• Covid-19 : les rêves brisés des Français expatriés en Inde
    https://www.lemonde.fr/international/article/2020/10/27/covid-19-les-reves-brises-des-francais-expatries-en-inde_6057591_3210.html

    ... Pauline de Muizon et Giacomo Rotigliano, 32 ans tous les deux, ont regagné l’Europe en juin. Elle était arrivée à Bombay, la capitale financière, en 2012, comme programmatrice culturelle dans un club privé ; lui en 2014, comme consultant dans le secteur de l’éducation. « L’Inde, c’est l’énergie, le vivant, le chaos, c’est un pays qui vous prend », assure Giacomo. « Pour moi, poursuit Pauline, c’est le pays de l’authenticité, la vie sans filtre, des relations directes, chargées d’affect, d’émotion, de sensibilité. » Le couple attend la fin de l’année pour savoir s’il referme définitivement la page de l’Inde. Les ambassades redoutent une seconde vague de départs, car la situation dans les écoles complique singulièrement la vie des familles. A New Delhi, l’école et le lycée français sont fermés depuis sept mois, et le chef de l’exécutif local vient d’ordonner la prolongation de cette mesure au moins jusqu’à la fin octobre. Même chose à Bombay.

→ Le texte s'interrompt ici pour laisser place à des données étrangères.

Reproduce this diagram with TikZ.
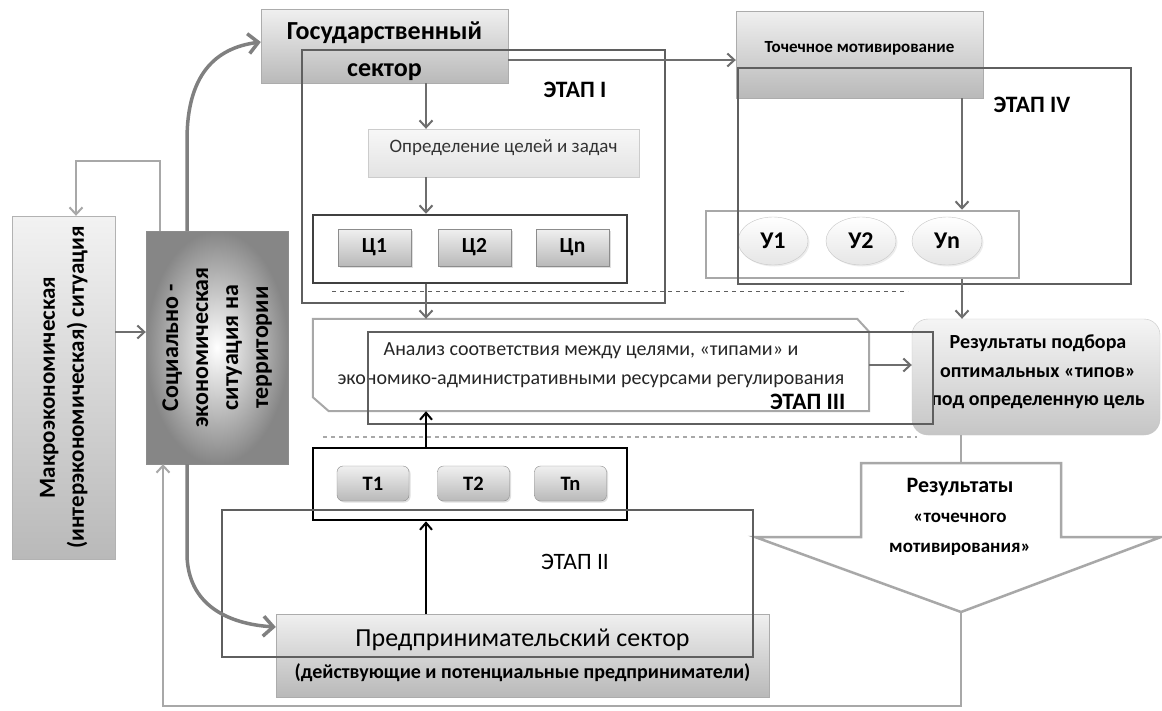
\documentclass[tikz,border=0pt]{standalone}
\usepackage{fontspec}
\setmainfont{Carlito}
\usepackage{graphicx}
\usepackage{tikz}
\usetikzlibrary{arrows.meta,shadows}
\usetikzlibrary{shapes.geometric}
\definecolor{frm}{HTML}{5F5F5F}
\definecolor{lgt}{HTML}{A8A8A8}
\definecolor{con}{HTML}{6E6E6E}
\def\stageone{(302,50) rectangle (665,303)}
\def\stagetwo{(222,510) rectangle (753,657)}
\def\stagethree{(368,332) rectangle (933,424)}
\def\stagefour{(738,68) rectangle (1131,284)}
\tikzset{
  shbox/.style={draw=gray!65, top color=gray!12, bottom color=gray!55, inner sep=0pt},
  cbox/.style={shbox, draw=gray!90, minimum width=73pt, minimum height=37pt,
    font=\bfseries\fontsize{21.5}{24}\selectfont,
    drop shadow={opacity=0.25,shadow xshift=1.5pt,shadow yshift=-1.5pt}},
  tbox/.style={cbox, rounded corners=6pt, minimum width=72pt, minimum height=35pt,
    font=\bfseries\fontsize{20.5}{24}\selectfont},
  ubox/.style={ellipse, draw=gray!45, top color=white, bottom color=gray!20, inner sep=0pt,
    minimum width=70pt, minimum height=48pt, font=\bfseries\fontsize{24}{28}\selectfont,
    drop shadow={opacity=0.15,shadow xshift=1.5pt,shadow yshift=-1.5pt}},
  stage/.style={draw=frm, line width=2.5pt},
  stagelbl/.style={font=\bfseries\fontsize{23.5}{26}\selectfont},
  conn/.style={draw=con, line width=2pt, -{Straight Barb[length=7pt,width=13pt]}},
  fback/.style={draw=lgt, line width=2pt, -{Straight Barb[length=7pt,width=13pt]}},
  bigconn/.style={draw=gray, line width=3.5pt, -{Straight Barb[length=10pt,width=20pt]}},
  blk/.style={draw=black, line width=2pt, -{Straight Barb[length=7pt,width=12pt]}}
}
\begin{document}
\begin{tikzpicture}[x=1pt,y=-1pt]
  \fill[white] (0,0) rectangle (1162,710);
  \useasboundingbox (0,0) rectangle (1162,710);

  % left column
  \node[draw=gray!60, top color=gray!10, bottom color=gray!55, minimum width=103pt,
        minimum height=343pt, inner sep=0pt, font=\bfseries\fontsize{23}{29}\selectfont]
        (mac) at (63.5,387.5)
        {\rotatebox{90}{\begin{tabular}{@{}c@{}}Макроэкономическая\\(интерэкономическая) ситуация\end{tabular}}};
  \node[draw=gray!90, inner color=white, outer color=gray!95, minimum width=142pt,
        minimum height=233pt, inner sep=0pt, font=\bfseries\fontsize{24}{30}\selectfont]
        (soc) at (217,347.5)
        {\rotatebox{90}{\begin{tabular}{@{}c@{}}Социально -\\экономическая\\ситуация на\\территории\end{tabular}}};

  % sectors
  \node[shbox, minimum width=247pt, minimum height=74pt] (gos) at (384.5,46) {};
  \node[align=center, font=\bfseries\fontsize{26}{37}\selectfont] (gostxt) at (384.5,51)
        {Государственный\\сектор};
  \node[shbox, minimum width=247pt, minimum height=87pt, text height=12pt, text depth=17pt,
        font=\bfseries\fontsize{17}{20}\selectfont] (toch) at (859.5,54.5) {Точечное мотивирование};
  \node[shbox, top color=gray!6, bottom color=gray!22, draw=gray!40, minimum width=271pt,
        minimum height=48pt, text height=13pt, text depth=14pt, text=black!80,
        font=\fontsize{19}{22}\selectfont] (def) at (503.5,153) {Определение целей и задач};
  \node[shbox, minimum width=493pt, minimum height=83pt, align=center,
        font=\bfseries\fontsize{20}{32}\selectfont] (entr) at (522.5,655.5)
        {{\mdseries\fontsize{26}{32}\selectfont Предпринимательский сектор}\\(действующие и потенциальные предприниматели)};

  % goals, types, instruments
  \node[cbox] (c1) at (374.5,247.5) {Ц1};
  \node[cbox] (c2) at (474.5,247.5) {Ц2};
  \node[cbox] (cn) at (572.5,247.5) {Цn};
  \node[draw=black!75, line width=2.5pt, minimum width=314pt, minimum height=68pt] (cgrp) at (470,249) {};
  \node[tbox] (t1) at (373,483.5) {Т1};
  \node[tbox] (t2) at (473.5,483.5) {Т2};
  \node[tbox] (tn) at (570.5,483.5) {Тn};
  \node[draw=black, line width=2.5pt, minimum width=314pt, minimum height=72pt] (tgrp) at (470,484) {};
  \node[ubox] (u1) at (773,241) {У1};
  \node[ubox] (u2) at (861,241) {У2};
  \node[ubox] (un) at (947,241) {Уn};
  \node[draw=lgt, line width=2.5pt, minimum width=313pt, minimum height=67pt] (ugrp) at (862.5,244.5) {};

  % analysis
  \node[minimum width=556pt, minimum height=92pt, inner sep=0pt, align=center, text=black!85,
        font=\fontsize{20}{29}\selectfont] (ana) at (591,365)
        {Анализ соответствия между целями, «типами» и\\экономико-административными ресурсами регулирования};
  \draw[draw=lgt, line width=2pt] (ana.north west) -- ([xshift=-12pt]ana.north east)
        -- ([yshift=-13pt]ana.north east) -- (ana.south east)
        -- ([xshift=16pt]ana.south west) -- ([yshift=14pt]ana.south west) -- cycle;
  \node[shbox, rounded corners=16pt, top color=gray!8, bottom color=gray!45, draw=gray!45,
        minimum width=248pt, minimum height=116pt] (rez) at (1036,377) {};
  \node[align=center, font=\bfseries\fontsize{20}{28.5}\selectfont] (reztxt) at (1038,372)
        {Результаты подбора\\оптимальных «типов»\\под определенную цель};

  % results arrow
  \coordinate (atop) at (961,463);
  \coordinate (atip) at (961,612);
  \draw[draw=lgt, line width=2.5pt, fill=white] (861,463) -- (1061,463) -- (1061,537)
        -- (1161,537) -- (atip) -- (755,537) -- (861,537) -- cycle;
  \node[align=center, font=\bfseries\fontsize{19}{30}\selectfont] (restxt) at (960,517)
        {{\fontsize{22}{30}\selectfont Результаты}\\«точечного\\мотивирования»};

  % stages
  \draw[stage] \stageone;
  \draw[stage] \stagetwo;
  \draw[stage] \stagethree;
  \draw[stage] \stagefour;
  \node[stagelbl] (lone) at (575,90) {ЭТАП I};
  \node[font=\fontsize{23.5}{26}\selectfont] (ltwo) at (575,562) {ЭТАП II};
  \node[stagelbl, anchor=east] (lthree) at (849,402) {ЭТАП III};
  \node[stagelbl] (lfour) at (1032,105) {ЭТАП IV};
  \draw[draw=frm, line width=1pt, dash pattern=on 4pt off 4pt] (332,291) -- (908,291);
  \draw[draw=lgt, line width=1.5pt, dash pattern=on 4pt off 4pt] (323,437) -- (917,437);

  % connectors
  \coordinate (ax) at (426,0);
  \coordinate (ux) at (962,0);
  \coordinate (ms) at (130,332);
  \coordinate (fbt) at (76,161);
  \coordinate (fbb) at (163,706);
  \draw[conn] (gos.south -| ax) -- (def.north -| ax);
  \draw[conn] (def.south -| ax) -- (cgrp.north -| ax);
  \draw[conn] (cgrp.south -| ax) -- (ana.north -| ax);
  \draw[blk] (tgrp.north -| ax) -- (ana.south -| ax);
  \draw[blk] (entr.north -| ax) -- (tgrp.south -| ax);
  \draw[conn] ([yshift=-14pt]gos.east) -- ([yshift=-14pt]gos.east -| toch.west);
  \draw[conn] (toch.south -| ux) -- (ugrp.north -| ux);
  \draw[conn] (ugrp.south -| ux) -- (rez.north -| ux);
  \draw[conn] (ana.east) -- (ana.east -| rez.west);
  \draw[draw=lgt, line width=2pt] (rez.south -| atop) -- (atop);
  \draw[conn] (mac.east |- ms) -- (soc.west |- ms);
  \draw[fback] ([xshift=-57pt]soc.north) |- (fbt) -- (fbt |- mac.north);
  \draw[fback] (atip) |- (fbb) -- (fbb |- soc.south);
  \draw[bigconn] ([xshift=-30pt]soc.north) -- (187,140) .. controls (187,75) and (215,48) .. ([yshift=4pt]gos.west);
  \draw[bigconn] ([xshift=-30pt]soc.south) -- (187,555) .. controls (188,605) and (228,624) .. ([yshift=28.5pt]entr.west);
\end{tikzpicture}
\end{document}
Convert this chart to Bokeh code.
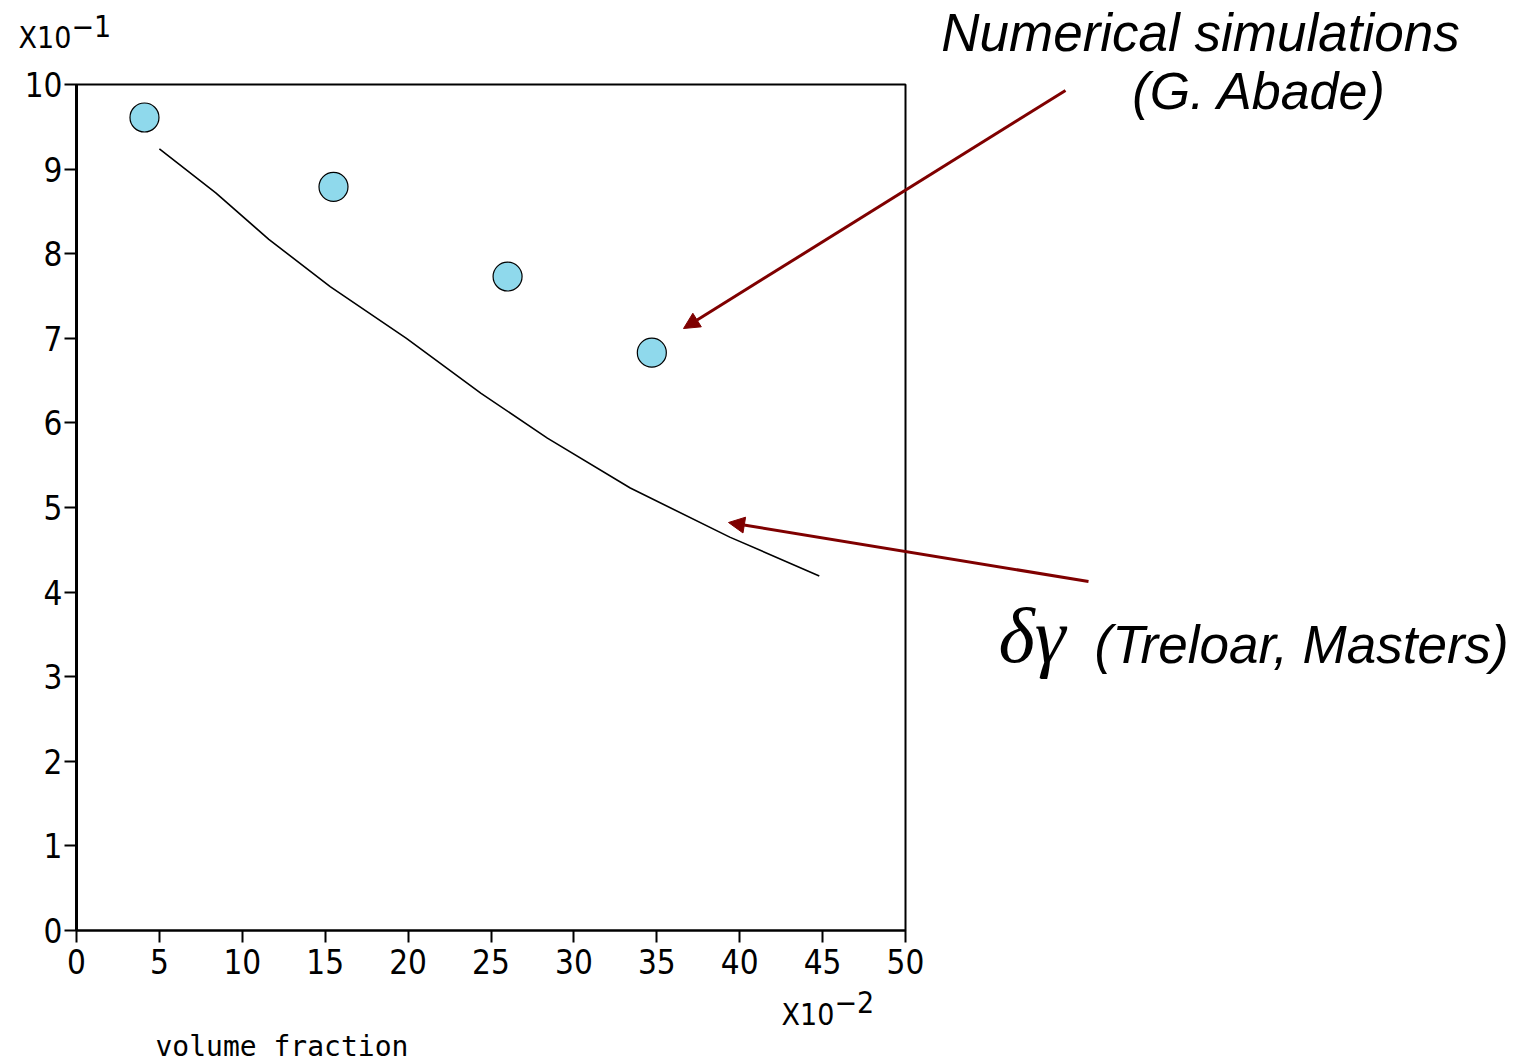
from bokeh.plotting import figure
from bokeh.models import Range1d, Label, Arrow, NormalHead, FixedTicker, LinearAxis, BoxAnnotation
from bokeh.embed import file_html
from bokeh.resources import INLINE

# ---- data ----
sim_phi = [4.1, 15.5, 26.0, 34.7]          # numerical simulations (G. Abade), x10^-2
sim_val = [9.61, 8.79, 7.73, 6.83]         # x10^-1
theory_phi = [5.0, 8.4, 11.6, 15.3, 19.9, 24.4, 28.4, 33.4, 39.4, 44.8]
theory_val = [9.24, 8.72, 8.17, 7.61, 7.00, 6.35, 5.82, 5.23, 4.65, 4.19]
x_ticks = [0, 5, 10, 15, 20, 25, 30, 35, 40, 45, 50]
y_ticks = [0, 1, 2, 3, 4, 5, 6, 7, 8, 9, 10]

W, H = 1524, 1063
L, R, T, B = 76, 905, 84, 930          # pixel box of the data area
X_MIN, X_MAX, Y_MIN, Y_MAX = 0, 50, 0, 10

def px2x(px):
    return X_MIN + (px - L) / (R - L) * (X_MAX - X_MIN)

def px2y(py):
    return Y_MIN + (B - py) / (B - T) * (Y_MAX - Y_MIN)

SCAN_FONT = "'Liberation Sans Narrow', 'DejaVu Sans Condensed', sans-serif"
MONO_FONT = "'DejaVu Sans Mono', monospace"
SANS = "'Liberation Sans', Arial, sans-serif"
DR = "#7f0000"

p = figure(width=W, height=H,
           x_range=Range1d(px2x(0), px2x(W)), y_range=Range1d(px2y(H), px2y(0)),
           output_backend="svg", toolbar_location=None,
           x_axis_type=None, y_axis_type=None,
           min_border=0, min_border_left=0, min_border_right=0,
           min_border_top=0, min_border_bottom=0)
p.grid.visible = False
p.outline_line_color = None
p.background_fill_color = "white"
p.border_fill_color = "white"

xaxis = LinearAxis(fixed_location=Y_MIN, bounds=(X_MIN, X_MAX), ticker=FixedTicker(ticks=x_ticks))
yaxis = LinearAxis(fixed_location=X_MIN, bounds=(Y_MIN, Y_MAX), ticker=FixedTicker(ticks=y_ticks))
for ax in (xaxis, yaxis):
    ax.minor_tick_line_color = None
    ax.major_tick_in = 0
    ax.major_tick_out = 12
    ax.major_tick_line_width = 2
    ax.axis_line_width = 2
    ax.axis_line_color = "black"
    ax.major_tick_line_color = "black"
    ax.major_label_text_font = SCAN_FONT
    ax.major_label_text_font_size = "33px"
    ax.major_label_text_color = "black"
xaxis.major_label_standoff = 6
yaxis.major_label_standoff = 2
yaxis.major_label_text_baseline = "bottom"
yaxis.axis_line_width = 3
p.add_layout(xaxis, "below")
p.add_layout(yaxis, "left")

# frame box (top and right edges)
p.add_layout(BoxAnnotation(left=X_MIN, right=X_MAX, bottom=Y_MIN, top=Y_MAX,
                           fill_alpha=0, line_color="black", line_alpha=1, line_width=2))

# theory curve
p.line(theory_phi, theory_val, line_color="black", line_width=1.6)
# simulation points
p.scatter(sim_phi, sim_val, size=29, fill_color="#8fd9ec", line_color="black", line_width=1.2)

# ---- texts ----
def lab(text, px, py_base, size, font, style="normal", align="left"):
    # place by baseline: labels are drawn with their middle at the anchor
    py = py_base - 0.37 * size
    p.add_layout(Label(x=px2x(px), y=px2y(py), text=text, text_font=font,
                       text_font_size=f"{size}px", text_font_style=style, text_align=align,
                       text_baseline="middle", text_color="black"))

lab("X10", 18, 48, 30, SCAN_FONT)
lab("\u22121", 71, 37, 30, SCAN_FONT)
lab("X10", 781, 1025, 30, SCAN_FONT)
lab("\u22122", 834, 1013, 30, SCAN_FONT)
lab("volume fraction", 155, 1056, 28, MONO_FONT)

lab("Numerical simulations", 1200, 52, 53, SANS, "italic", "center")
lab("(G. Abade)", 1259, 110, 52, SANS, "italic", "center")
lab("\u03b4\u03b3", 998, 664, 78, "'Liberation Serif', serif", "italic")
lab("(Treloar, Masters)", 1094, 664, 53, SANS, "italic")

# ---- arrows ----
p.add_layout(Arrow(end=NormalHead(size=16, fill_color=DR, line_color=DR),
                   x_start=px2x(1065), y_start=px2y(90), x_end=px2x(683), y_end=px2y(328),
                   line_color=DR, line_width=3))
p.add_layout(Arrow(end=NormalHead(size=16, fill_color=DR, line_color=DR),
                   x_start=px2x(1088), y_start=px2y(581), x_end=px2x(728), y_end=px2y(522),
                   line_color=DR, line_width=3))

open("out.html", "w").write(file_html(p, INLINE))
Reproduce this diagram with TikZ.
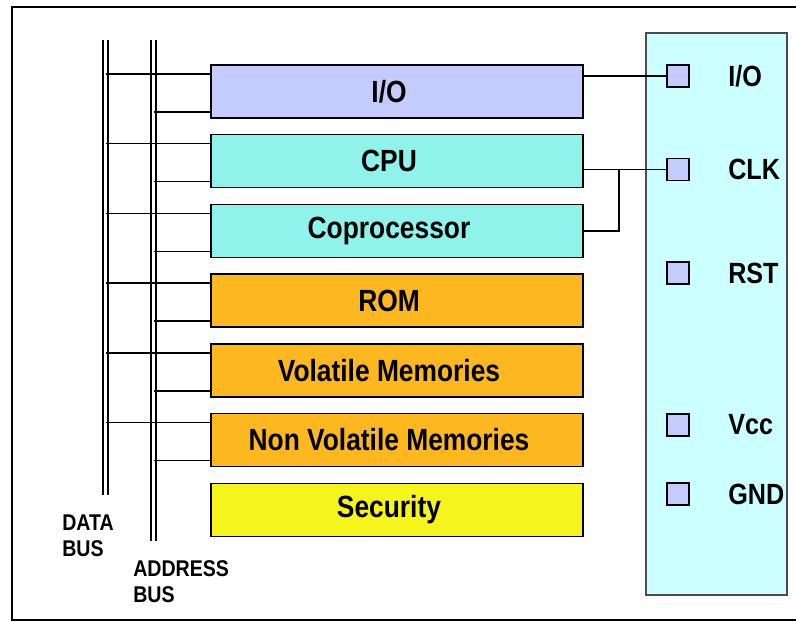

    « Je vis en Inde depuis vingt ans, je suis mariée à un Indien, ma vie est ici, mais pour la première fois, je commence à me dire qu’il serait peut-être plus sage de rentrer pour scolariser notre fille de 9 ans », confie Iris Strill, la quarantaine, arrivée en Inde à la suite de ses études aux Beaux-Arts pour un stage dans le textile à Jaipur. Pourtant, économiquement, cette Française s’en sort bien. Avec son mari, elle a lancé il y a deux ans à New Delhi un projet écologique et solidaire, un atelier de fabrication de poupées réalisées par une quinzaine de réfugiées afghanes à partir de chutes de tissu provenant de fabricants de vêtements. Les poupées de chiffon Silaiwali continuent de s’exporter, et Iris travaille parallèlement en free-lance comme designer pour des entreprises textiles. « La fermeture des écoles est extrêmement handicapante. Je fais l’école à ma fille moi-même. Ça remplit la moitié de mes journées. » Les exemples de rapatriement provisoire se multiplient. Mathieu Josso, entrepreneur dans la communication numérique, et sa femme, Bhawna Sharma, styliste de mode, ont scolarisé leur fille près de Nantes. Elodie Le Derf, créatrice de Born, une marque de vêtements pour bébés et enfants, et son mari, Salil Awchat, webdesigner, ont fait de même avec leur fils en région parisienne.
    Pour ceux qui sont restés, le quotidien a complètement changé. La peur du virus est dans tous les esprits. L’atmosphère, dans les quartiers huppés des grandes villes, Delhi et Bombay, est empoisonnée. Les riches Indiens, obsédés par le virus, surveillent les allées et venues, interdisent les visites dans leur immeuble, soupçonnent le voisinage. Le climat politique aussi s’est alourdi. Profitant du confinement, le gouvernement n’a cessé, depuis six mois, de pourchasser ses opposants, de procéder à des arrestations sans décision de justice.
    « Avec les nationalistes hindous au pouvoir, l’ambiance devient vraiment pesante. On se demande d’ailleurs si le gouvernement ne fait pas son affaire du départ des étrangers, avouent en soupirant Stéphane et Christophe [les prénoms ont été changés], gérants d’un hôtel de charme dans le Tamil Nadu. Déjà, avant le coronavirus, on pensait prendre nos distances avec ce pays, dont on était pourtant tombés follement amoureux. La crise sanitaire et économique accélère notre projet de réinstaller notre base en Europe et de ne plus résider en Inde que six mois en hiver. » Le Covid-19 est en train de refermer l’Inde sur elle-même.